Outpatient services are provided through the entity of MUSC Behavioral Health at three off-campus locations and through faculty and residents’ clinics at the Institute of Psychiatry. Outpatient social work clinicians include Ed Loeber, Debra Wallace, and Pamela Saunders-Williams at the West Ashley clinic on Leinbach Drive; Sallie Campbell at the North Charleston clinic at Trident Executive Center and Marcella Hamilton at the Mount Pleasant clinic.

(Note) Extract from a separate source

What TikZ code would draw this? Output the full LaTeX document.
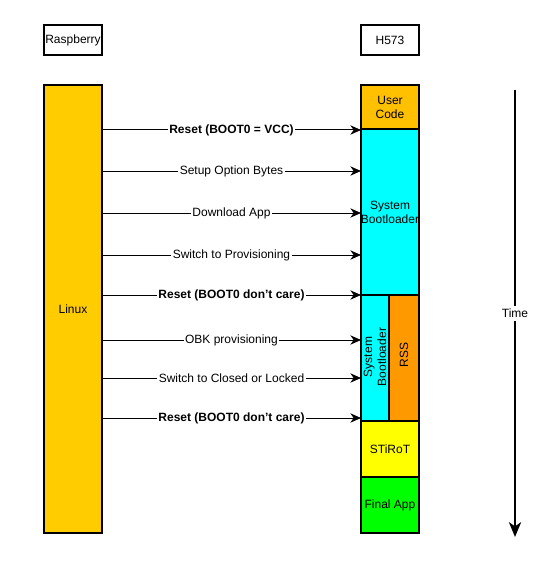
\documentclass[tikz,border=0pt]{standalone}
\usepackage{fontspec}
\setmainfont{Liberation Sans}
\usetikzlibrary{arrows.meta}
\definecolor{linuxc}{HTML}{FFCC00}
\definecolor{userc}{HTML}{FFC000}
\definecolor{cyanc}{HTML}{00FFFF}
\definecolor{rssc}{HTML}{FF9900}
\definecolor{stc}{HTML}{FFFF00}
\definecolor{appc}{HTML}{00FF00}
\newcommand{\apos}{{\char"27}}
\tikzset{
  blk/.style={draw=black, line width=0.9pt},
  lbl/.style={font=\fontsize{9pt}{10.5pt}\selectfont, align=center},
  msg/.style={-{Stealth[length=8pt,width=7pt,inset=2.5pt]}, line width=0.75pt},
  msglbl/.style={fill=white, inner sep=1pt, font=\fontsize{9pt}{10.5pt}\selectfont},
}
\begin{document}
\begin{tikzpicture}[x=0.75pt,y=-0.75pt]
\useasboundingbox (0,0) rectangle (556,563);
% headers
\draw[blk] (44,25) rectangle (102,55);
\node[lbl] (rasp) at (73,40) {Raspberry};
\draw[blk] (361,25) rectangle (419,55);
\node[lbl] (h573) at (390,40) {H573};
% Linux
\draw[blk, fill=linuxc] (44,85) rectangle (102,533);
\node[lbl] (linux) at (73,309) {Linux};
% right column
\draw[blk, fill=userc] (361,85) rectangle (419,129);
\node[lbl] (user) at (390,107) {User\\Code};
\draw[blk, fill=cyanc] (361,129) rectangle (419,295);
\node[lbl] (sb1) at (390,212) {System\\Bootloader};
\draw[blk, fill=cyanc] (361,295) rectangle (389,421);
\node[lbl, rotate=90] (sb2) at (375,357) {System\\Bootloader};
\draw[blk, fill=rssc] (389,295) rectangle (419,421);
\node[lbl, rotate=90] (rss) at (404,355) {RSS};
\draw[blk, fill=stc] (361,421) rectangle (419,477);
\node[lbl] (stirot) at (390,449) {STiRoT};
\draw[blk, fill=appc] (361,477) rectangle (419,533);
\node[lbl] (app) at (390,505) {Final App};
% message anchors
\foreach \n/\y in {1/130,2/171,3/213,4/255,5/295,6/340,7/378,8/418}{
  \coordinate (l\n) at (102,\y);
  \coordinate (r\n) at (361,\y);
}
\draw[msg] (l1) -- node[msglbl]{\textbf{Reset (BOOT0 = VCC)}} (r1);
\draw[msg] (l2) -- node[msglbl]{Setup Option Bytes} (r2);
\draw[msg] (l3) -- node[msglbl]{Download App} (r3);
\draw[msg] (l4) -- node[msglbl]{Switch to Provisioning} (r4);
\draw[msg] (l5) -- node[msglbl]{\textbf{Reset (BOOT0 don\apos t care)}} (r5);
\draw[msg] (l6) -- node[msglbl]{OBK provisioning} (r6);
\draw[msg] (l7) -- node[msglbl]{Switch to Closed or Locked} (r7);
\draw[msg] (l8) -- node[msglbl]{\textbf{Reset (BOOT0 don\apos t care)}} (r8);
% time arrow
\coordinate (t0) at (515,90);
\coordinate (t1) at (515,537);
\draw[line width=2.2pt, -{Stealth[length=11pt,width=9pt,inset=3pt]}] (t0) -- node[msglbl, inner sep=2pt]{Time} (t1);
\end{tikzpicture}
\end{document}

Providing clinical and supervisory services at the Institute of Psychiatry are Sue King and Beverly Williams (who runs an evening adolescent substance abuse group).
 
If more intensive services are needed, the Youth Division offers four Day Treatment Programs—the IMPACT Program for pre-school youngsters on Leeds Avenue, and three sites of the STAR Program for children ages 6-18.  Meredith Lyons-Crews is the manager of all the Day Treatment Programs, Rebecca Daffron is the program director for the STAR Program that serves teenagers 12-18 at the Institute of Psychiatry, Anna Roberts is the program director of the STAR Program for ages 6-12 on Leeds Avenue, and Cynthia Plutro is the social worker for the Ladson STAR Program, which serves ages 6-12. All of the Day Treatment social workers provide managerial, supervisory, and clinical services to the programs and for the patients and their families.
 
And, if problems arise to the level of dangerousness or complication where hospitalization is needed, our 24-bed inpatient unit is available to serve all ages of children and their families. The social workers who provide intensive therapy services for the families of our inpatients include Mary Deas, Sherell Lucas, and Mary Lou Shoemaker—all working as part of the treatment teams to help restabilize children so that they may quickly return to their homes and communities.   
 
In addition to clinical roles, Youth Division social workers join with social workers from all other programs at the Institute to serve as teachers of our departmental trainees; to actively participate in the committees leading the growth and planning for our Institute; to help provide education to the community and other professionals; and to support the ongoing research activities of our department.